* [GIVEN DATA]
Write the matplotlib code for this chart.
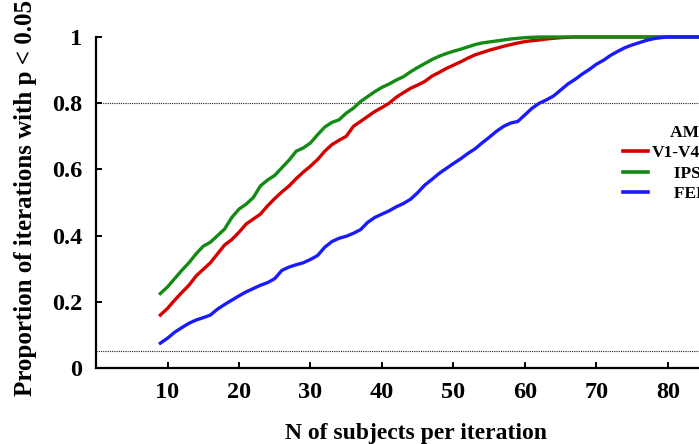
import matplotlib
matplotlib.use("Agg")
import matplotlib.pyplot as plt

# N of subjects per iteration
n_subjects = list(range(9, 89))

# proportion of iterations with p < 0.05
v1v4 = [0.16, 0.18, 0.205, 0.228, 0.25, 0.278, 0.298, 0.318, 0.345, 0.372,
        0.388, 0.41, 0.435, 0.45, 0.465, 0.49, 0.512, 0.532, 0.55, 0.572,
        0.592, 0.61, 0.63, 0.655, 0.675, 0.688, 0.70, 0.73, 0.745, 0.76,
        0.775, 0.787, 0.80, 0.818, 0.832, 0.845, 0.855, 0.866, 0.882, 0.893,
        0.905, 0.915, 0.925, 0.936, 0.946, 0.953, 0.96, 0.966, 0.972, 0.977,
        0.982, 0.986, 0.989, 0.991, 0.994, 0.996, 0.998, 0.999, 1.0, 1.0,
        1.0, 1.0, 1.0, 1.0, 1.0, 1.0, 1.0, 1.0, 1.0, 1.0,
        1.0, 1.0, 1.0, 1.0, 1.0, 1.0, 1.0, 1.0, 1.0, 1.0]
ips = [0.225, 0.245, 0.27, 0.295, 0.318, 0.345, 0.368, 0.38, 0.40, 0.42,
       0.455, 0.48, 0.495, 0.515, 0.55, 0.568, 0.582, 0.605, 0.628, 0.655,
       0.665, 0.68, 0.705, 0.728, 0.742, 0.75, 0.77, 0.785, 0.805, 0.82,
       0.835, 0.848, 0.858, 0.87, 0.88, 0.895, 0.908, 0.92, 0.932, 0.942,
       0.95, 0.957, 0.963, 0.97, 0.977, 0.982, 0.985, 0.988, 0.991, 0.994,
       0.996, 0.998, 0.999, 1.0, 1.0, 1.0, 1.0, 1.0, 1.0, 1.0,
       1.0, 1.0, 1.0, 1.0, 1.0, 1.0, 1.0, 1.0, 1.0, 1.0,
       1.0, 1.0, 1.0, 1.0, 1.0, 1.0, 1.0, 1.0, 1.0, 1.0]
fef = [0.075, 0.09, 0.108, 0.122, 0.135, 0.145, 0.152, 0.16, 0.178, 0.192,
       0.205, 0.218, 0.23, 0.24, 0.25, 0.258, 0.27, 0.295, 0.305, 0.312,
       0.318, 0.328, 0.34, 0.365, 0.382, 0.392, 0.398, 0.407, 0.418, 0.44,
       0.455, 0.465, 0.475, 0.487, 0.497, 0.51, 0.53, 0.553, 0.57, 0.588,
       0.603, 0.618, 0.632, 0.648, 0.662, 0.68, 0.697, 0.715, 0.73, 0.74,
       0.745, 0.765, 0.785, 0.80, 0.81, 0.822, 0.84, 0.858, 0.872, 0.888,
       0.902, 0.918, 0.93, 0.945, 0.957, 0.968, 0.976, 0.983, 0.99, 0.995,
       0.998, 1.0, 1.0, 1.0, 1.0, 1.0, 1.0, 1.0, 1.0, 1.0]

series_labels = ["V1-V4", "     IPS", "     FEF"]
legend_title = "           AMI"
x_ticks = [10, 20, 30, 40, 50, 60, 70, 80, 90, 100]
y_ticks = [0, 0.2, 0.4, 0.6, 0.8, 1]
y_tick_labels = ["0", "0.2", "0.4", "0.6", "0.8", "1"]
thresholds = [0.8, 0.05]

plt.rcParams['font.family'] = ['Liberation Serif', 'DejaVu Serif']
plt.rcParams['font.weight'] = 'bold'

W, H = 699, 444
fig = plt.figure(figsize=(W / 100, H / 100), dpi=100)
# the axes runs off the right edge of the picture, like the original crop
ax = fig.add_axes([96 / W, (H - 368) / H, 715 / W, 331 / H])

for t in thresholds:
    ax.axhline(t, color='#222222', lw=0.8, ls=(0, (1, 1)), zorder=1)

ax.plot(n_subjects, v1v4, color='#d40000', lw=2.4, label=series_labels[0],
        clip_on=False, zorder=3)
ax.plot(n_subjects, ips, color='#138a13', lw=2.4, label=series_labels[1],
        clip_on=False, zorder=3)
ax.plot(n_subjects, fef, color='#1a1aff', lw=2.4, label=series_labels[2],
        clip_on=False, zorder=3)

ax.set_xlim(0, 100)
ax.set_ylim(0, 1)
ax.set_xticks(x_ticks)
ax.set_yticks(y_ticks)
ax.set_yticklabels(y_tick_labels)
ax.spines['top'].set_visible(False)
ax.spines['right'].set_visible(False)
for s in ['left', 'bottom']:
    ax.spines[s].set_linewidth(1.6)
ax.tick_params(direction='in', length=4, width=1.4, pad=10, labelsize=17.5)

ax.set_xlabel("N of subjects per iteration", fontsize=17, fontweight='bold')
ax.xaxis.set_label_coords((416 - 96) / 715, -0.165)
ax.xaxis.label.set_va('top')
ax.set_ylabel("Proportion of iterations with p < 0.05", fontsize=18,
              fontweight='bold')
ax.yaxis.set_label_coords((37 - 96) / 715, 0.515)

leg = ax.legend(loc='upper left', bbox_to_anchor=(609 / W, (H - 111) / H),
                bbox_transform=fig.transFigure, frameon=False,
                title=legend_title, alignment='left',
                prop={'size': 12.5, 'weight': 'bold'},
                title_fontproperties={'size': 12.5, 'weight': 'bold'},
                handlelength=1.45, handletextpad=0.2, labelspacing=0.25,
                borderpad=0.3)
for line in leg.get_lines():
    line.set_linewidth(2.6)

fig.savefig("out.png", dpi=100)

* [WORK REQUIRED] Begin at the first line of the data above and repeat each line exactly, stopping after the line containing "n_subjects = list(range(9, 89))". Omit the pictures.

* [ANSWER TO THE TASK]
Write the matplotlib code for this chart.
import matplotlib
matplotlib.use("Agg")
import matplotlib.pyplot as plt

# N of subjects per iteration
n_subjects = list(range(9, 89))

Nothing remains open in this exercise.